By DONALD WITTKOWSKI
Sea Isle City is receiving a discount from a fireworks company whose Fourth of July show was cut short by an explosion aboard a barge being used to launch the pyrotechnics just offshore.
Pyrotecnico Fireworks Inc., of New Castle, Pa., has agreed to give Sea Isle a $15,000 credit for the show. However, the discount will be partly offset by a $2,500 “barge fuel surcharge” that the city will credit to Pyrotecnico for higher gas costs.
In all, Sea Isle will net $12,500 from the agreement, according to a City Council resolution that summarizes the terms. Council is expected to approve the deal with Pyrotecnico at its meeting Tuesday.
“We thought that the $15,000 was a very reasonable discount based on the amount of the fireworks show that went on,” city spokeswoman Katherine Custer said in an interview Monday.
Representatives from Pyrotecnico could not be reached for comment.
Custer estimated that the shortened Fourth of July show included only about two-thirds of the fireworks that were scheduled to go off.
“Obviously, some people were very disappointed,” she said of the thousands of holiday revelers who watched the fireworks.
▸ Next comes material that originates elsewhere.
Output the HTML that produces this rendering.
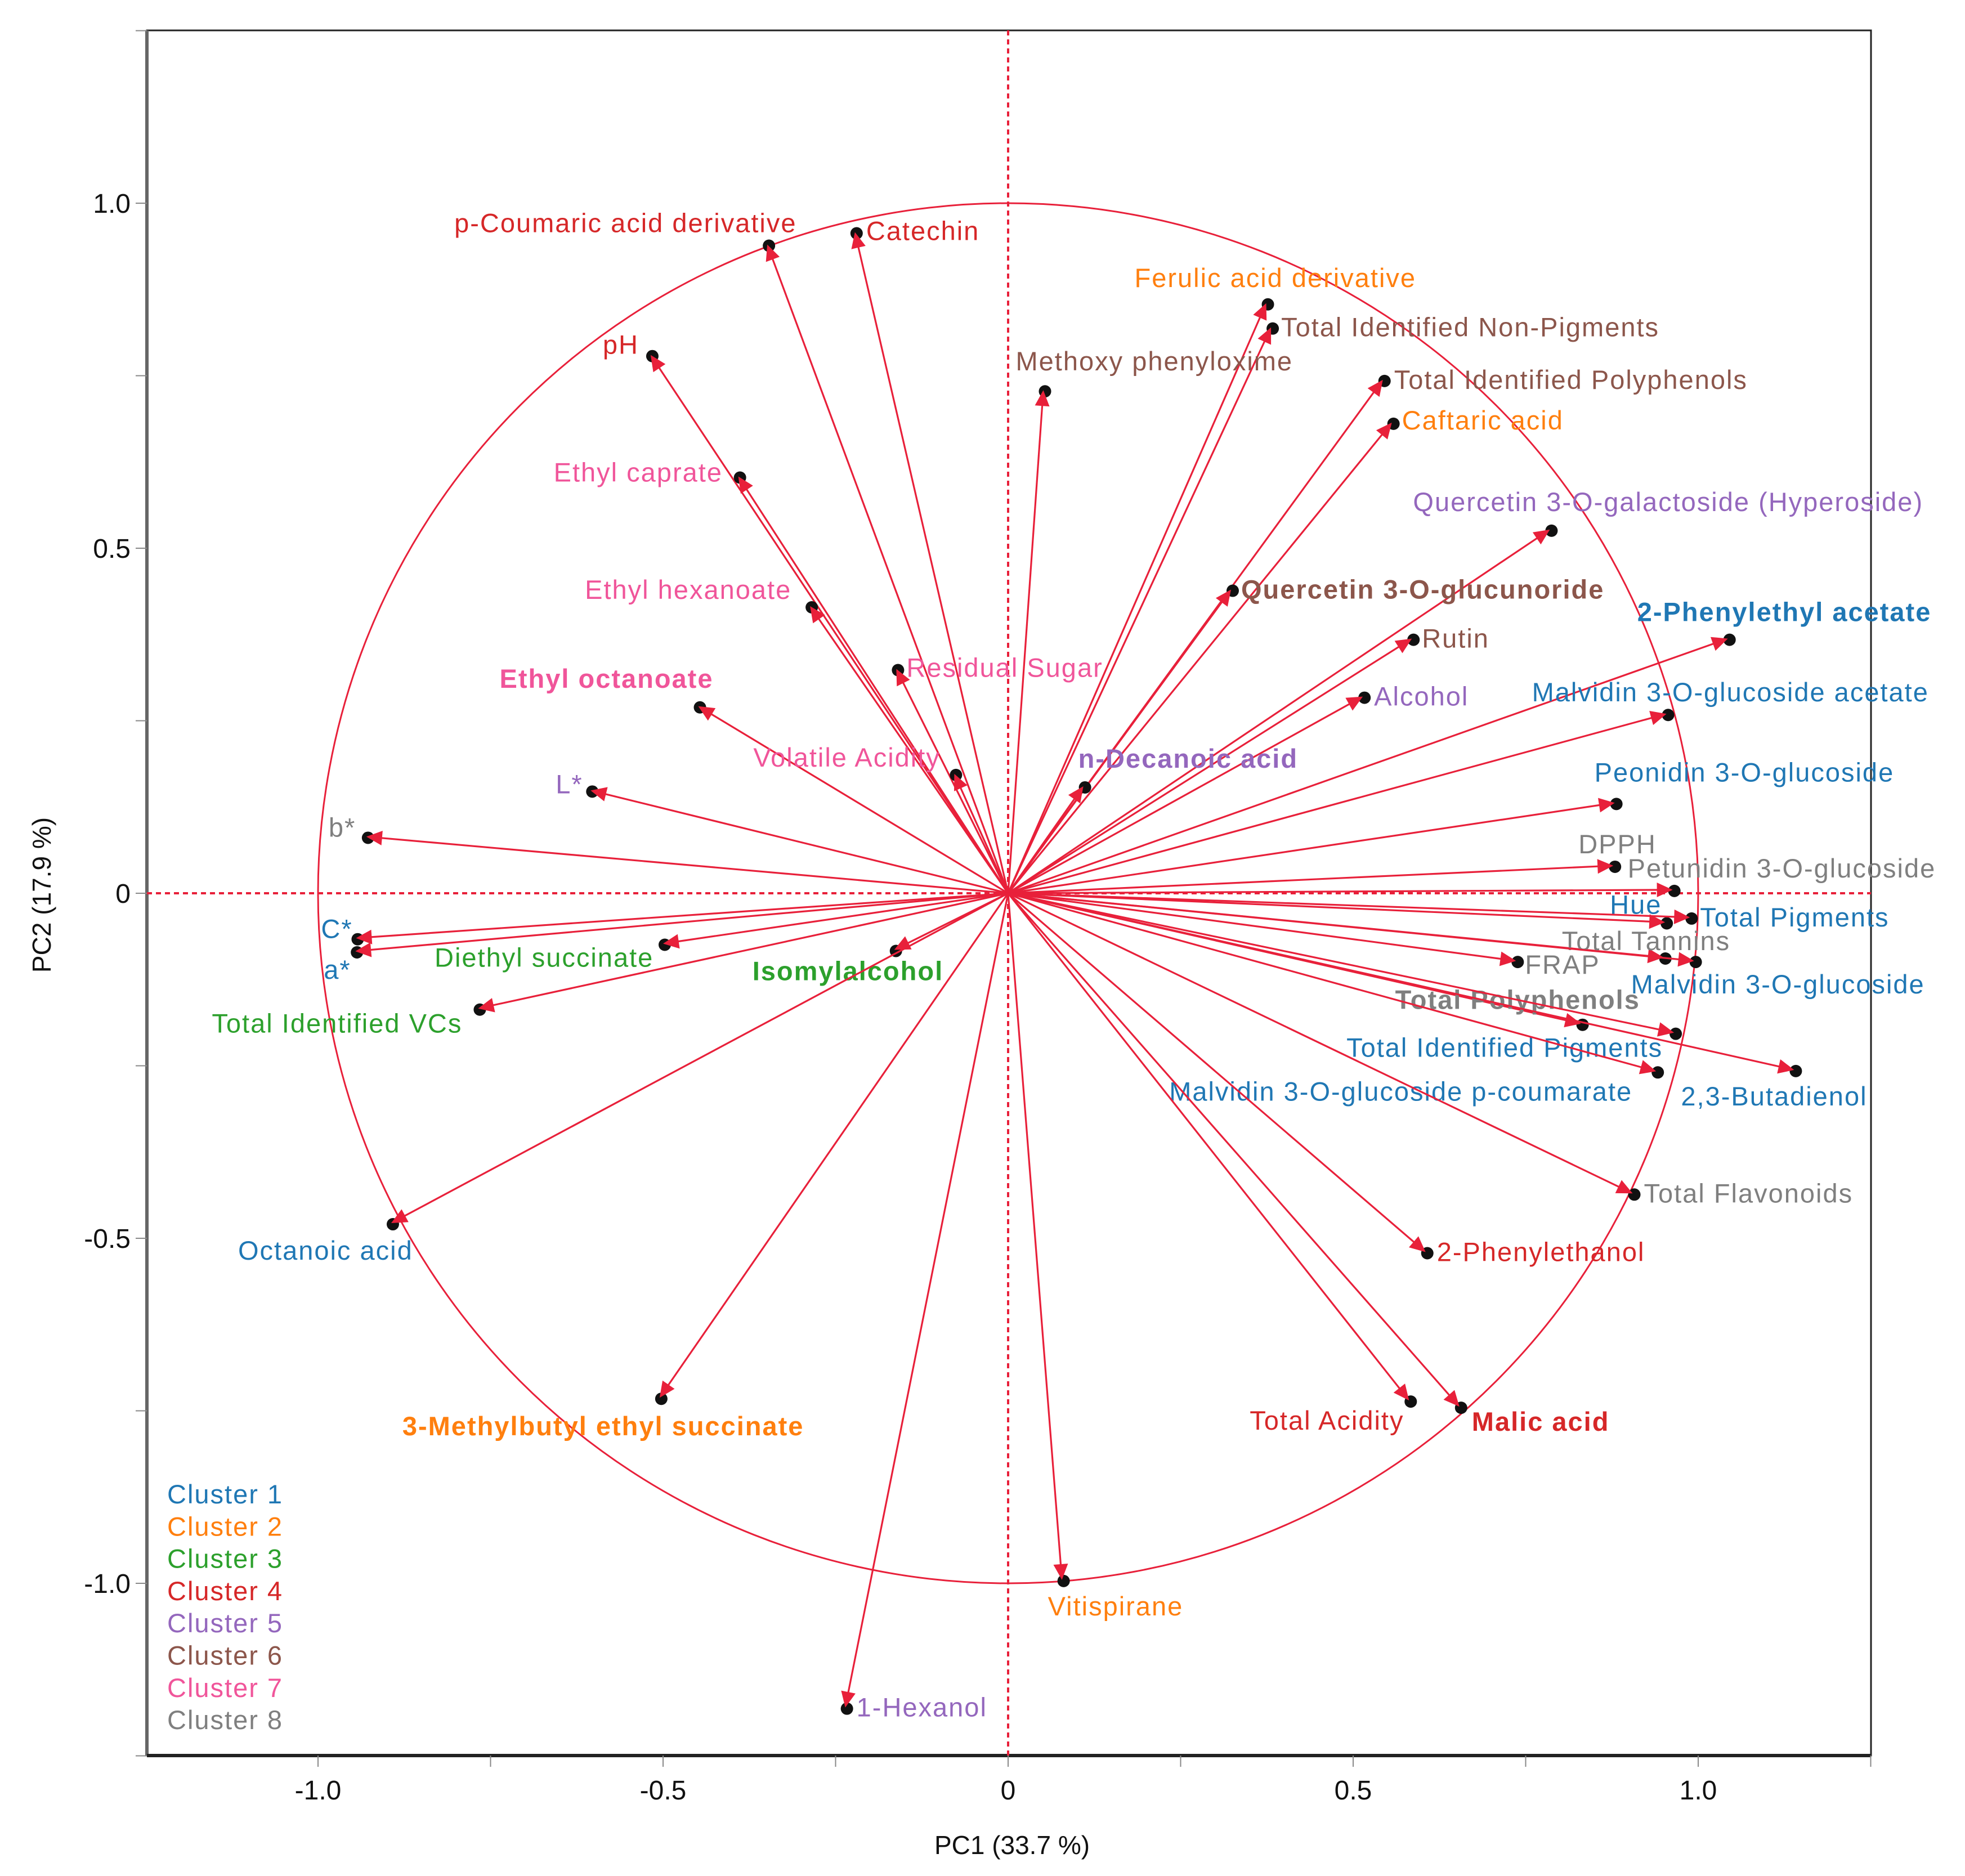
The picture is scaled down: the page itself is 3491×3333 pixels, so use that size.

Sea Isle originally paid the company $49,000 to stage the fireworks display. Custer said the city has hired Pyrotecnico for years for the Fourth of July shows.
“The fireworks company has been very professional and very good to work with and we have generally been very pleased with the products they supplied,” she said.
Smoke rises from the fireworks barge after the explosion. (Photo courtesy of Facebook)
The fireworks display got underway at 9 p.m. on the Fourth of July as planned, but about two minutes into the show there were occasional gaps in the pyrotechnics being launched from a barge anchored in the ocean off the 50th Street beach.
A short time later, there was an explosion on the barge apparently caused by one of the 6-inch fireworks shells igniting inside its tube before it could launch into the air. The explosion resulted in further delays and a shortened fireworks show overall, according to a Sea Isle news release.
None of the Pyrotecnico employees who were on the barge were injured during the explosion. Authorities said the workers were protected from the explosion by a solid metal safety box known as a “shooter shack.”
Both the fireworks barge and a tugboat returned safely to their dock after the show ended, according to the release.
Sea Isle officials were told that all safety precautions were in place prior to and during the show.
Social media was filled with photos and comments posted by people who saw the explosion but were unsure what had happened. Many of the posters expressed relief that no one was injured. Others described the scene as “scary.”
Custer said Sea Isle’s fire inspector worked with Pyrotecnico when the company looked into the explosion. She didn’t know whether a formal investigation of the incident would be conducted by an outside agency.